In late February 2026, the Special Investigating Unit (SIU) exposed a “deeply entrenched corruption network” within the Department of Home Affairs. The probe, implicating the infamous Malawian prophet and fugitive Shepherd Bushiri and the infamous Nigerian convicted sex-offender and human trafficking pastor, Timothy Omotosho; revealed that these foreign pastor syndicates facilitated the issuance of over 2,000 fraudulent study visas and document manipulation via irregular means.

John Anosike: The Good Hope Bargain

At the tail-end of February, while this scandal around Wits professor Srila Roy and foreign academics was still raging, Rebecca Davis and DailyMaverick reported on the “new” Nigerian pastor in town (who also leads a charismatic church in Maitland); John Anosike, who bought the famous Good Hope Centre, following a City-owned property auction by the City of Cape Town, for a whopping R135-million. This purchase, which is considered a ‘steal’ was first identified by the Daily Voice who picked up on a Facebook post by Anosike’s fellow pastor at Spirit Revelation Ecclesia (est. 2010), Thelma Lewis, declaring February “the month of victory.”

Despite this celebration, nobody seemed to have raised an eyebrow over the fact that a foreign pastor from Nigeria was purchasing a heritage site in Cape Town. Was I missing something? Everyone seemed hell-bent on 7.7% foreigners allegedly taking South African academic jobs, these last few weeks, but no-one makes noise about foreign Pentecostal Charismatic and Evangelical (PCE) or “megacostal” pastors…

Uebert Angel: Gold Mafia & Money Laundering

Nobody expressed outrage at the Zimbabwean gold smuggling and money laundering pastor Uebert Angel, who frequents the prominent South African Encounter Christian Church (ECC) by Leon du Preez. In 2023, Al Jazeera reported on Uebert Angel as one of Zimbabwe’s senior diplomats, being involved in a gold smuggling scheme in South Africa (since 2020) – offering undercover reporters diplomatic cover to launder over $1bn (USD) in cash. However, Angel did not act alone and, in the 4 Episode YouTube documentary series by Al Jazeera, his associates were the directors of Gold Leaf Tobacco Corporation (GLTC); Simon Rudland and Ebrahim Adamjee – exposed by Corruption Watch in 2024 as responsible for at least R8.2-billion in untaxed funds, snuck out of South Africa within a decade. Despite this, Uebert Angel is the founder of the Spirit Embassy Church in Johannesburg that continues to preach every Sunday at 10:30am sharp. 

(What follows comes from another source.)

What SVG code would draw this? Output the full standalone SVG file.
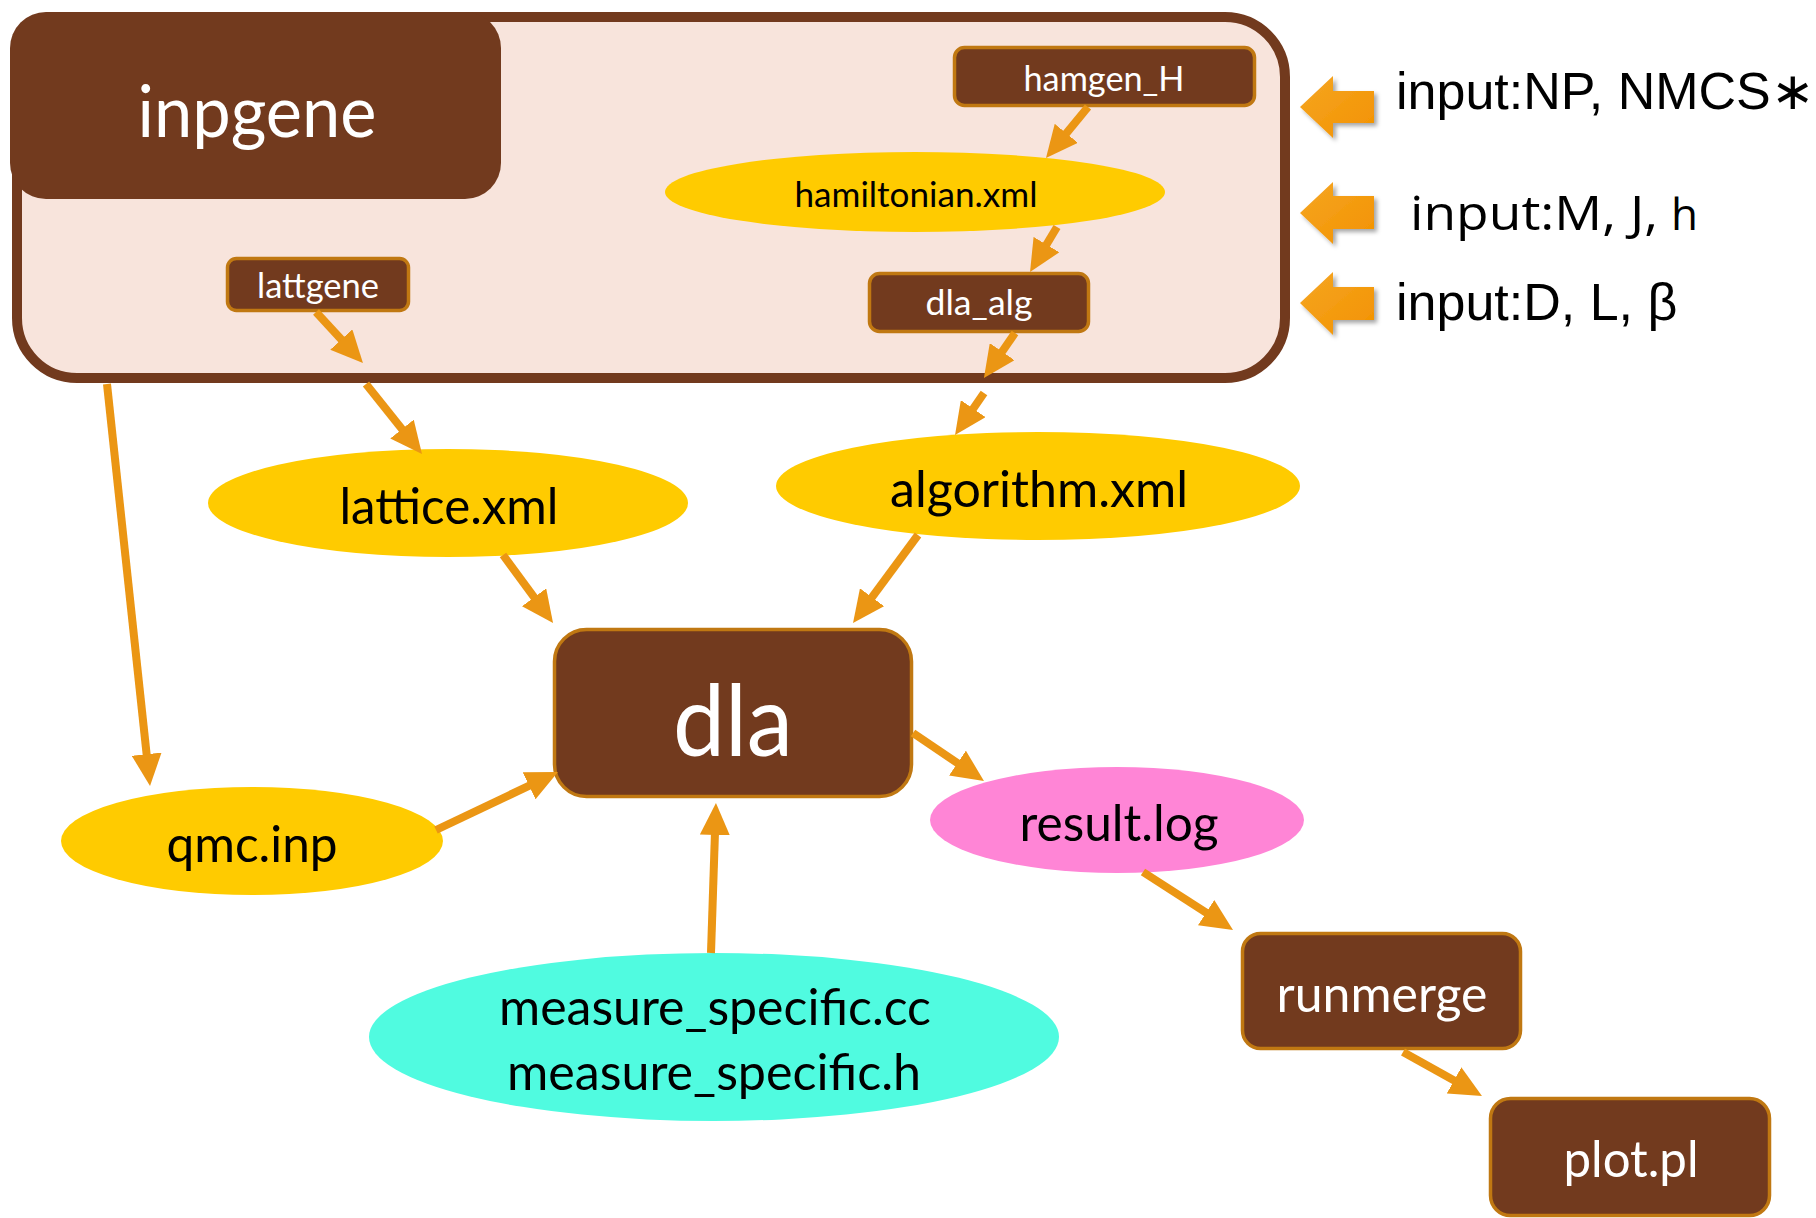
<svg xmlns="http://www.w3.org/2000/svg" width="1816" height="1218" viewBox="0 0 1816 1218">
  <defs>
    <style>
      .box { fill: #723A1E; stroke: #C07812; stroke-width: 3.5; }
      .lbl { font-family: Lato, "Open Sans", "DejaVu Sans", sans-serif; text-anchor: middle; }
      .w { fill: #ffffff; }
      .k { fill: #000000; }
      .edge { stroke: #EB9614; stroke-width: 8; fill: none; marker-end: url(#head); }
      .yel { fill: #FFCB00; }
      .in { fill: url(#blockGrad); filter: url(#shadow); }
      .arial { font-family: "Liberation Sans", Arial, sans-serif; font-size: 52px; fill: #000; }
    </style>
    <marker id="head" markerUnits="userSpaceOnUse" markerWidth="32" markerHeight="30" refX="12" refY="15" orient="auto">
      <path d="M0,0 L32,15 L0,30 z" fill="#EB9614"/>
    </marker>
    <linearGradient id="blockGrad" x1="0" y1="0" x2="1" y2="1">
      <stop offset="0" stop-color="#F5A623"/>
      <stop offset="1" stop-color="#F39200"/>
    </linearGradient>
    <filter id="shadow" x="-20%" y="-20%" width="150%" height="150%">
      <feDropShadow dx="3" dy="3" stdDeviation="2" flood-color="#000" flood-opacity="0.35"/>
    </filter>
  </defs>

  <rect width="1816" height="1218" fill="#ffffff"/>

  <!-- inpgene container with its sub-steps -->
  <g id="inpgene-frame">
    <rect x="17" y="17" width="1268" height="361" rx="60" fill="#F8E4DC" stroke="#723A1E" stroke-width="10"/>
  </g>
  <g id="inpgene">
    <rect x="10" y="12" width="491" height="187" rx="36" fill="#723A1E"/>
    <text class="lbl w" x="257" y="137" font-size="71" textLength="239" lengthAdjust="spacingAndGlyphs">inpgene</text>
  </g>
  <g id="hamgen_H">
    <rect class="box" x="954.5" y="47.5" width="300" height="58" rx="10"/>
    <text class="lbl w" x="1104" y="91" font-size="35" textLength="161" lengthAdjust="spacingAndGlyphs">hamgen_H</text>
  </g>
  <g id="hamiltonian">
    <ellipse class="yel" cx="915" cy="192" rx="250" ry="40"/>
    <text class="lbl k" x="916" y="207" font-size="35" textLength="243" lengthAdjust="spacingAndGlyphs">hamiltonian.xml</text>
  </g>
  <g id="dla_alg">
    <rect class="box" x="869.5" y="273.5" width="219" height="58" rx="10"/>
    <text class="lbl w" x="979" y="315" font-size="35" textLength="107" lengthAdjust="spacingAndGlyphs">dla_alg</text>
  </g>
  <g id="lattgene">
    <rect class="box" x="227.5" y="258.5" width="181" height="52" rx="9"/>
    <text class="lbl w" x="318" y="298" font-size="35" textLength="122" lengthAdjust="spacingAndGlyphs">lattgene</text>
  </g>

  <!-- generated files and programs -->
  <g id="lattice">
    <ellipse class="yel" cx="448" cy="503" rx="240" ry="54"/>
    <text class="lbl k" x="449" y="524" font-size="50" textLength="219" lengthAdjust="spacingAndGlyphs">lattice.xml</text>
  </g>
  <g id="algorithm">
    <ellipse class="yel" cx="1038" cy="486" rx="262" ry="54"/>
    <text class="lbl k" x="1039" y="507" font-size="50" textLength="298" lengthAdjust="spacingAndGlyphs">algorithm.xml</text>
  </g>
  <g id="dla">
    <rect class="box" x="554.5" y="629.5" width="357" height="167" rx="32"/>
    <text class="lbl w" x="733" y="756" font-size="98" textLength="120" lengthAdjust="spacingAndGlyphs">dla</text>
  </g>
  <g id="qmc">
    <ellipse class="yel" cx="252" cy="841" rx="191" ry="54"/>
    <text class="lbl k" x="252" y="862" font-size="50" textLength="171" lengthAdjust="spacingAndGlyphs">qmc.inp</text>
  </g>
  <g id="result">
    <ellipse cx="1117" cy="820" rx="187" ry="53" fill="#FF85D6"/>
    <text class="lbl k" x="1119" y="841" font-size="50" textLength="199" lengthAdjust="spacingAndGlyphs">result.log</text>
  </g>
  <g id="measure">
    <ellipse cx="714" cy="1037" rx="345" ry="84" fill="#50FBE0"/>
    <text class="lbl k" x="715" y="1025" font-size="50" textLength="432" lengthAdjust="spacingAndGlyphs">measure_specific.cc</text>
    <text class="lbl k" x="714" y="1090" font-size="50" textLength="414" lengthAdjust="spacingAndGlyphs">measure_specific.h</text>
  </g>
  <g id="runmerge">
    <rect class="box" x="1242.5" y="933.5" width="278" height="115" rx="18"/>
    <text class="lbl w" x="1382" y="1012" font-size="50" textLength="211" lengthAdjust="spacingAndGlyphs">runmerge</text>
  </g>
  <g id="plot">
    <rect class="box" x="1490.5" y="1098.5" width="279" height="117" rx="20"/>
    <text class="lbl w" x="1631" y="1177" font-size="50" textLength="135" lengthAdjust="spacingAndGlyphs">plot.pl</text>
  </g>

  <!-- connectors -->
  <g id="connectors">
    <line class="edge" x1="1088" y1="107" x2="1058.7" y2="142.6"/>
    <line class="edge" x1="1057" y1="227" x2="1040.3" y2="254.9"/>
    <line class="edge" x1="1015" y1="333" x2="995.3" y2="361.5"/>
    <line class="edge" x1="984" y1="393" x2="966.4" y2="418.5"/>
    <line class="edge" x1="316" y1="312" x2="349.4" y2="348.3"/>
    <line class="edge" x1="366" y1="384" x2="409.5" y2="438.4"/>
    <line class="edge" x1="107" y1="384" x2="147.9" y2="766.1"/>
    <line class="edge" x1="503" y1="555" x2="541.2" y2="606.9"/>
    <line class="edge" x1="918" y1="535" x2="864.9" y2="606.9"/>
    <line class="edge" x1="436" y1="830" x2="539.9" y2="780.6"/>
    <line class="edge" x1="711" y1="953" x2="715.3" y2="823"/>
    <line class="edge" x1="913" y1="733" x2="967.4" y2="769.8"/>
    <line class="edge" x1="1143" y1="872" x2="1216.2" y2="919.2"/>
    <line class="edge" x1="1403" y1="1052" x2="1464.5" y2="1086.3"/>
  </g>

  <!-- input parameter callouts -->
  <g id="inputs">
    <polygon class="in" points="1300,107 1333,76 1333,91 1374,91 1374,123 1333,123 1333,138"/>
    <polygon class="in" points="1300,213 1333,182 1333,196 1374,196 1374,229 1333,229 1333,244"/>
    <polygon class="in" points="1300,303 1333,272 1333,287 1374,287 1374,320 1333,320 1333,335"/>
    <text class="arial" x="1396" y="109">input:NP, NMCS∗</text>
    <text x="1410" y="230" font-family="'Open Sans', 'DejaVu Sans', sans-serif" font-size="48" fill="#000" textLength="248" lengthAdjust="spacingAndGlyphs">input:M, J,</text>
    <text x="1671" y="230" font-family="'Open Sans', 'DejaVu Sans', sans-serif" font-size="44" fill="#000">h</text>
    <text class="arial" x="1396" y="320">input:D, L, β</text>
  </g>
</svg>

Walter Magaya: PHD Ministries but Fake UNISA Theology Degrees

Another instance from January 2025, reported by University World News (Africa Edition), which seemed to have escaped the radar in South Africa: is the case of the Zimbabwean church founder, Walter Magaya, of Prophetic Healing and Deliverance (PHD) Ministries. Magaya claimed he earned several diplomas as well as a PhD from the University of South Africa (UNISA), a fraudulent statement which UNISA took legal action against him for, after bringing the University into disrepute. Another worthy cause combining both academic fraud and religious exploitation, ignored by social media algorithms?

Regulation of Religion in South Africa: 11 years and counting…

This is especially alarming in our current social climate since late 2025 and now early 2026, considering the fact that South African Churches (represented by Freedom of Religion SA (FORSA) and the African Christian Democratic Party (ACDP) are mobilising against the Commission for the Promotion and Protection of Cultural, Religious, and Linguistic communities, (in short, “the CRL Rights Commission”); caught in a perpetual arm wrestling over the independent versus self-regulation of churches, via the Section 22 Ad Hoc committee on the regulation of religion for the Christian Sector, in South Africa. 

Since 2017, the CRL Rights commission has made clear its intentions to regulate the religious sector in South Africa, following its Report of the 2015-2016 hearings on the commercialisation of religion and abuse of people’s belief systems. The findings of this investigation were subsequently presented to the Portfolio Committee on Cooperative Governance and Traditional Affairs (CoGTA), which held discussions with a diverse array of religious leaders, resulting in a set of significant recommendations in 2018.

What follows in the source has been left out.